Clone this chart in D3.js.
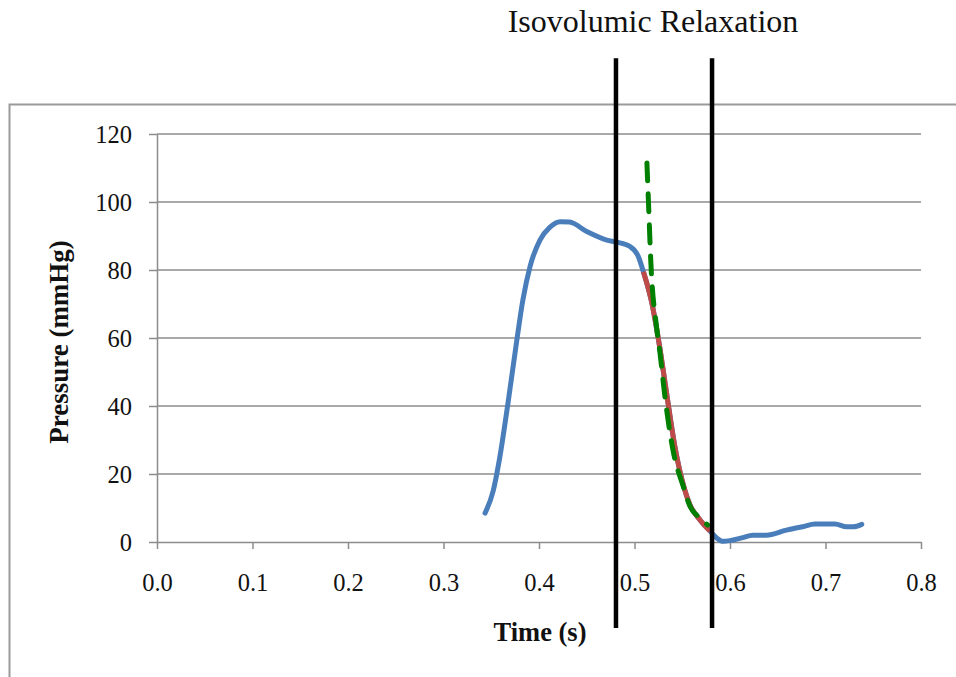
<!DOCTYPE html>
<html>
<head>
<meta charset="utf-8">
<script src="https://cdn.jsdelivr.net/npm/d3@7"></script>
<style>
  body { margin: 0; background: #fff; }
  svg text { font-family: "Liberation Serif", "Times New Roman", serif; }
</style>
</head>
<body>
<script>
// pressure trace (time s, mmHg)
var pressure = [
  [0.3435, 8.5], [0.3520, 15], [0.3590, 25], [0.3676, 41], [0.3766, 59],
  [0.3830, 71], [0.3906, 81], [0.4010, 88.8], [0.4115, 92.6], [0.4220, 94.2],
  [0.4320, 94.1], [0.4500, 91.3], [0.4710, 88.8], [0.4814, 88.2], [0.4953, 86.9],
  [0.5040, 84], [0.5093, 79.5], [0.5180, 70.5], [0.5260, 58], [0.5340, 43],
  [0.5420, 28.5], [0.5500, 18], [0.5580, 11], [0.5686, 6.5], [0.5791, 3.2],
  [0.5860, 1.2], [0.5930, 0.2], [0.6000, 0.4], [0.6120, 1.2], [0.6240, 2],
  [0.6380, 2], [0.6590, 3.5], [0.6760, 4.5], [0.6890, 5.3], [0.7100, 5.3],
  [0.7220, 4.5], [0.7290, 4.5], [0.7380, 5.2]
];
// relaxation segment
var relaxation = [
  [0.5093, 79.5], [0.5180, 70.5], [0.5260, 58], [0.5340, 43], [0.5420, 28.5],
  [0.5500, 18], [0.5580, 11], [0.5686, 6.5], [0.5791, 3.2]
];
// exponential fit
var fit = [
  [0.5130, 111.5], [0.5149, 98], [0.5170, 83], [0.5232, 63], [0.5267, 55.6],
  [0.5319, 42.7], [0.5406, 26.6], [0.5511, 16.3], [0.5580, 10.6], [0.5686, 7],
  [0.5767, 5]
];
// markers for isovolumic relaxation (time), span in mmHg
var markerTimes = [0.4806, 0.5812];
var markerSpan = [142.3, -25.3];

var xTicks = [0, 0.1, 0.2, 0.3, 0.4, 0.5, 0.6, 0.7, 0.8];
var yTicks = [0, 20, 40, 60, 80, 100, 120];

var SVG_WIDTH = 956, SVG_HEIGHT = 677;
var MARGIN = { LEFT: 157, RIGHT: 35, TOP: 134, BOTTOM: 135 };

var svg = d3.select("body").append("svg")
  .attr("width", SVG_WIDTH).attr("height", SVG_HEIGHT);

// outer frame
svg.append("rect")
  .attr("x", 9.5).attr("y", 104.5)
  .attr("width", 1000).attr("height", 700)
  .attr("fill", "none").attr("stroke", "#9a9a9a").attr("stroke-width", 2);

var x = d3.scaleLinear().domain([0, 0.8]).range([MARGIN.LEFT, SVG_WIDTH - MARGIN.RIGHT]);
var y = d3.scaleLinear().domain([0, 120]).range([SVG_HEIGHT - MARGIN.BOTTOM, MARGIN.TOP]);

// gridlines
svg.append("g").selectAll("line")
  .data(yTicks.slice(1))
  .enter().append("line")
  .attr("x1", x(0)).attr("x2", x(0.8))
  .attr("y1", function (d) { return y(d); })
  .attr("y2", function (d) { return y(d); })
  .attr("stroke", "#8c8c8c").attr("stroke-width", 1.5);

var axisBottom = d3.axisBottom(x).tickValues(xTicks)
  .tickFormat(d3.format(".1f")).tickSizeInner(7).tickSizeOuter(0).tickPadding(25);
var gx = svg.append("g").attr("transform", "translate(0," + y(0) + ")").call(axisBottom);

var axisLeft = d3.axisLeft(y).tickValues(yTicks)
  .tickSizeInner(8).tickSizeOuter(0).tickPadding(17);
var gy = svg.append("g").attr("transform", "translate(" + x(0) + ",0)").call(axisLeft);

[gx, gy].forEach(function (g) {
  g.selectAll("path, line").attr("stroke", "#8c8c8c").attr("stroke-width", 1.5);
  g.selectAll("text").attr("font-size", 24.5).attr("fill", "#111")
    .attr("font-family", "Liberation Serif");
});
gy.selectAll("text").attr("dy", "0.35em");

var line = d3.line()
  .x(function (d) { return x(d[0]); })
  .y(function (d) { return y(d[1]); })
  .curve(d3.curveMonotoneX);

svg.append("path").datum(pressure)
  .attr("d", line).attr("fill", "none")
  .attr("stroke", "#4a7ebb").attr("stroke-width", 5)
  .attr("stroke-linejoin", "round").attr("stroke-linecap", "round");

svg.append("path").datum(relaxation)
  .attr("d", line).attr("fill", "none")
  .attr("stroke", "#be4b48").attr("stroke-width", 5)
  .attr("stroke-linejoin", "round");

svg.append("path").datum(fit)
  .attr("d", line).attr("fill", "none")
  .attr("stroke", "#008000").attr("stroke-width", 5)
  .attr("stroke-dasharray", "18,13").attr("stroke-linecap", "round");

// vertical markers
svg.append("g").selectAll("line")
  .data(markerTimes)
  .enter().append("line")
  .attr("x1", function (d) { return x(d); })
  .attr("x2", function (d) { return x(d); })
  .attr("y1", y(markerSpan[0])).attr("y2", y(markerSpan[1]))
  .attr("stroke", "#000").attr("stroke-width", 4.5);

// titles
svg.append("text")
  .attr("x", 653).attr("y", 32)
  .attr("text-anchor", "middle").attr("font-size", 32).attr("fill", "#111")
  .text("Isovolumic Relaxation");

svg.append("text")
  .attr("x", 540).attr("y", 641)
  .attr("text-anchor", "middle").attr("font-size", 26.5).attr("font-weight", "bold")
  .attr("fill", "#111")
  .text("Time (s)");

svg.append("text")
  .attr("transform", "translate(68," + 342 + ") rotate(-90)")
  .attr("text-anchor", "middle").attr("font-size", 27).attr("font-weight", "bold")
  .attr("fill", "#111")
  .text("Pressure (mmHg)");
</script>
</body>
</html>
________________
• TASK INSTRUCTIONS: Retype the data above exactly; pictures are not part of the copy.

• SOLUTION:
Clone this chart in D3.js.
<!DOCTYPE html>
<html>
<head>
<meta charset="utf-8">
<script src="https://cdn.jsdelivr.net/npm/d3@7"></script>
<style>
  body { margin: 0; background: #fff; }
  svg text { font-family: "Liberation Serif", "Times New Roman", serif; }
</style>
</head>
<body>
<script>
// pressure trace (time s, mmHg)
var pressure = [
  [0.3435, 8.5], [0.3520, 15], [0.3590, 25], [0.3676, 41], [0.3766, 59],
  [0.3830, 71], [0.3906, 81], [0.4010, 88.8], [0.4115, 92.6], [0.4220, 94.2],
  [0.4320, 94.1], [0.4500, 91.3], [0.4710, 88.8], [0.4814, 88.2], [0.4953, 86.9],
  [0.5040, 84], [0.5093, 79.5], [0.5180, 70.5], [0.5260, 58], [0.5340, 43],
  [0.5420, 28.5], [0.5500, 18], [0.5580, 11], [0.5686, 6.5], [0.5791, 3.2],
  [0.5860, 1.2], [0.5930, 0.2], [0.6000, 0.4], [0.6120, 1.2], [0.6240, 2],
  [0.6380, 2], [0.6590, 3.5], [0.6760, 4.5], [0.6890, 5.3], [0.7100, 5.3],
  [0.7220, 4.5], [0.7290, 4.5], [0.7380, 5.2]
];
// relaxation segment
var relaxation = [
  [0.5093, 79.5], [0.5180, 70.5], [0.5260, 58], [0.5340, 43], [0.5420, 28.5],
  [0.5500, 18], [0.5580, 11], [0.5686, 6.5], [0.5791, 3.2]
];
// exponential fit
var fit = [
  [0.5130, 111.5], [0.5149, 98], [0.5170, 83], [0.5232, 63], [0.5267, 55.6],
  [0.5319, 42.7], [0.5406, 26.6], [0.5511, 16.3], [0.5580, 10.6], [0.5686, 7],
  [0.5767, 5]
];
// markers for isovolumic relaxation (time), span in mmHg
var markerTimes = [0.4806, 0.5812];
var markerSpan = [142.3, -25.3];

var xTicks = [0, 0.1, 0.2, 0.3, 0.4, 0.5, 0.6, 0.7, 0.8];
var yTicks = [0, 20, 40, 60, 80, 100, 120];

var SVG_WIDTH = 956, SVG_HEIGHT = 677;
var MARGIN = { LEFT: 157, RIGHT: 35, TOP: 134, BOTTOM: 135 };

var svg = d3.select("body").append("svg")
  .attr("width", SVG_WIDTH).attr("height", SVG_HEIGHT);

// outer frame
svg.append("rect")
  .attr("x", 9.5).attr("y", 104.5)
  .attr("width", 1000).attr("height", 700)
  .attr("fill", "none").attr("stroke", "#9a9a9a").attr("stroke-width", 2);

var x = d3.scaleLinear().domain([0, 0.8]).range([MARGIN.LEFT, SVG_WIDTH - MARGIN.RIGHT]);
var y = d3.scaleLinear().domain([0, 120]).range([SVG_HEIGHT - MARGIN.BOTTOM, MARGIN.TOP]);

// gridlines
svg.append("g").selectAll("line")
  .data(yTicks.slice(1))
  .enter().append("line")
  .attr("x1", x(0)).attr("x2", x(0.8))
  .attr("y1", function (d) { return y(d); })
  .attr("y2", function (d) { return y(d); })
  .attr("stroke", "#8c8c8c").attr("stroke-width", 1.5);

var axisBottom = d3.axisBottom(x).tickValues(xTicks)
  .tickFormat(d3.format(".1f")).tickSizeInner(7).tickSizeOuter(0).tickPadding(25);
var gx = svg.append("g").attr("transform", "translate(0," + y(0) + ")").call(axisBottom);

var axisLeft = d3.axisLeft(y).tickValues(yTicks)
  .tickSizeInner(8).tickSizeOuter(0).tickPadding(17);
var gy = svg.append("g").attr("transform", "translate(" + x(0) + ",0)").call(axisLeft);

[gx, gy].forEach(function (g) {
  g.selectAll("path, line").attr("stroke", "#8c8c8c").attr("stroke-width", 1.5);
  g.selectAll("text").attr("font-size", 24.5).attr("fill", "#111")
    .attr("font-family", "Liberation Serif");
});
gy.selectAll("text").attr("dy", "0.35em");

var line = d3.line()
  .x(function (d) { return x(d[0]); })
  .y(function (d) { return y(d[1]); })
  .curve(d3.curveMonotoneX);

svg.append("path").datum(pressure)
  .attr("d", line).attr("fill", "none")
  .attr("stroke", "#4a7ebb").attr("stroke-width", 5)
  .attr("stroke-linejoin", "round").attr("stroke-linecap", "round");

svg.append("path").datum(relaxation)
  .attr("d", line).attr("fill", "none")
  .attr("stroke", "#be4b48").attr("stroke-width", 5)
  .attr("stroke-linejoin", "round");

svg.append("path").datum(fit)
  .attr("d", line).attr("fill", "none")
  .attr("stroke", "#008000").attr("stroke-width", 5)
  .attr("stroke-dasharray", "18,13").attr("stroke-linecap", "round");

// vertical markers
svg.append("g").selectAll("line")
  .data(markerTimes)
  .enter().append("line")
  .attr("x1", function (d) { return x(d); })
  .attr("x2", function (d) { return x(d); })
  .attr("y1", y(markerSpan[0])).attr("y2", y(markerSpan[1]))
  .attr("stroke", "#000").attr("stroke-width", 4.5);

// titles
svg.append("text")
  .attr("x", 653).attr("y", 32)
  .attr("text-anchor", "middle").attr("font-size", 32).attr("fill", "#111")
  .text("Isovolumic Relaxation");

svg.append("text")
  .attr("x", 540).attr("y", 641)
  .attr("text-anchor", "middle").attr("font-size", 26.5).attr("font-weight", "bold")
  .attr("fill", "#111")
  .text("Time (s)");

svg.append("text")
  .attr("transform", "translate(68," + 342 + ") rotate(-90)")
  .attr("text-anchor", "middle").attr("font-size", 27).attr("font-weight", "bold")
  .attr("fill", "#111")
  .text("Pressure (mmHg)");
</script>
</body>
</html>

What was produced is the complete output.